Achim Gratz <address@hidden> writes:

> Clément Pit-Claudel writes:
>> Sorry, maybe my original question wasn't clear.  The question was: I
>> wrote a command line utility in ELisp (it doesn't provide interactive
>> commands; just a command line interface).  What's the preferred way
>> for users to install it?
>
> I understood that to be the case, but it's a very surprising use of
> package.el and ELisp.  As I said I don't really have a suggestion at the
> moment, but this particular use case should not be handled as an "Emacs
> package".  You use Emacs as a VM for some scripting here.

I don't see any harm in this being an ELPA package.
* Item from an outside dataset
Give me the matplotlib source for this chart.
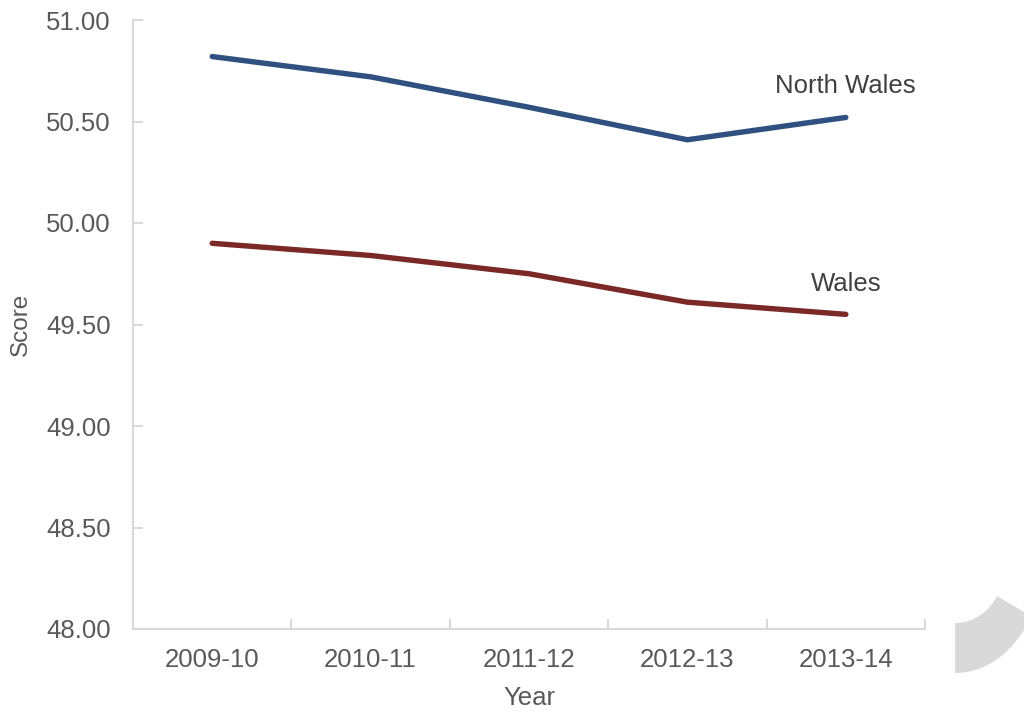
import matplotlib
matplotlib.use("Agg")
import matplotlib.pyplot as plt
from matplotlib.path import Path
from matplotlib.patches import PathPatch

years = ["2009-10", "2010-11", "2011-12", "2012-13", "2013-14"]
north_wales = [50.82, 50.72, 50.57, 50.41, 50.52]
wales = [49.90, 49.84, 49.75, 49.61, 49.55]
y_ticks = [48.00, 48.50, 49.00, 49.50, 50.00, 50.50, 51.00]

plt.rcParams['font.family'] = ['Liberation Sans', 'DejaVu Sans']
W, H = 1024, 713
fig = plt.figure(figsize=(W / 100, H / 100), dpi=100)
ax = fig.add_axes([133 / W, 1 - 629 / H, (925 - 133) / W, (629 - 20) / H])

x = list(range(len(years)))
ax.plot(x, north_wales, color="#2F5080", lw=3.9, solid_capstyle="round", solid_joinstyle="miter")
ax.plot(x, wales, color="#7B2926", lw=3.9, solid_capstyle="round", solid_joinstyle="miter")

ax.set_xlim(-0.5, len(years) - 0.5)
ax.set_ylim(48.0, 51.0)
ax.set_yticks(y_ticks)
ax.set_yticklabels([f"{v:.2f}" for v in y_ticks])
ax.set_xticks(x)
ax.set_xticklabels(years)
ax.set_xticks([i + 0.5 for i in range(len(years))], minor=True)

grey = "#D9D9D9"
txt = "#595959"
for s in ["top", "right"]:
    ax.spines[s].set_visible(False)
for s in ["left", "bottom"]:
    ax.spines[s].set_color(grey)
    ax.spines[s].set_linewidth(1.5)

ax.tick_params(axis="x", which="major", length=0, pad=14, labelsize=18.5, labelcolor=txt)
ax.tick_params(axis="x", which="minor", length=7, width=1.5, direction="in", color=grey)
ax.tick_params(axis="y", length=7, width=1.5, direction="in", color=grey, pad=16,
               labelsize=18.5, labelcolor=txt)

ax.set_ylabel("Score", fontsize=17.5, color=txt, labelpad=10)
ax.set_xlabel("Year", fontsize=18.5, color=txt, labelpad=10)

ax.text(4, 50.675, "North Wales", fontsize=18.5, color="#404040", ha="center", va="center")
ax.text(4.0, 49.70, "Wales", fontsize=18.5, color="#404040", ha="center", va="center")

# decorative grey curl at bottom-right (pixel coords -> figure coords)
def P(px, py):
    return (px / W, 1 - py / H)

verts = [P(955, 623),
         P(975, 623), P(990, 610), P(997, 596),
         P(1024, 612),
         P(1024, 630),
         P(1005, 660), P(980, 673), P(955, 673),
         P(955, 623)]
codes = [Path.MOVETO,
         Path.CURVE4, Path.CURVE4, Path.CURVE4,
         Path.LINETO,
         Path.LINETO,
         Path.CURVE4, Path.CURVE4, Path.CURVE4,
         Path.CLOSEPOLY]
fig.patches.append(PathPatch(Path(verts, codes), transform=fig.transFigure,
                             facecolor="#D9D9D9", edgecolor="none"))

fig.savefig("out.png", dpi=100)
>>> I simply don't think that wrapper scripts and/or compiling binaries
>>> is appropriate for ELPA packages, it just opens one big can of worms
>>> that I don't really want to deal with in any way.
>>
>> I don't understand this part too well.  Are you saying that ELPA isn't
>> the right place to distribute a command line application written
>> entirely in ELisp?  (Note that the task that I'm describing has
>> nothing to do with compiling binaries — sorry if that wasn't clear).
>
> Well, I would want to distinguish between Emacs packages proper and
> Emacs as a scripting VM.  The more I think about it, package.el should
> guarantee that it doesn't write outside the package directory unless it
> has explicit user consent.

That's reasonable, but probably not enforceable. The
'post-install-action' run by package.el could be elisp code that firsts
asks permission, then runs a shell script to run the compiler.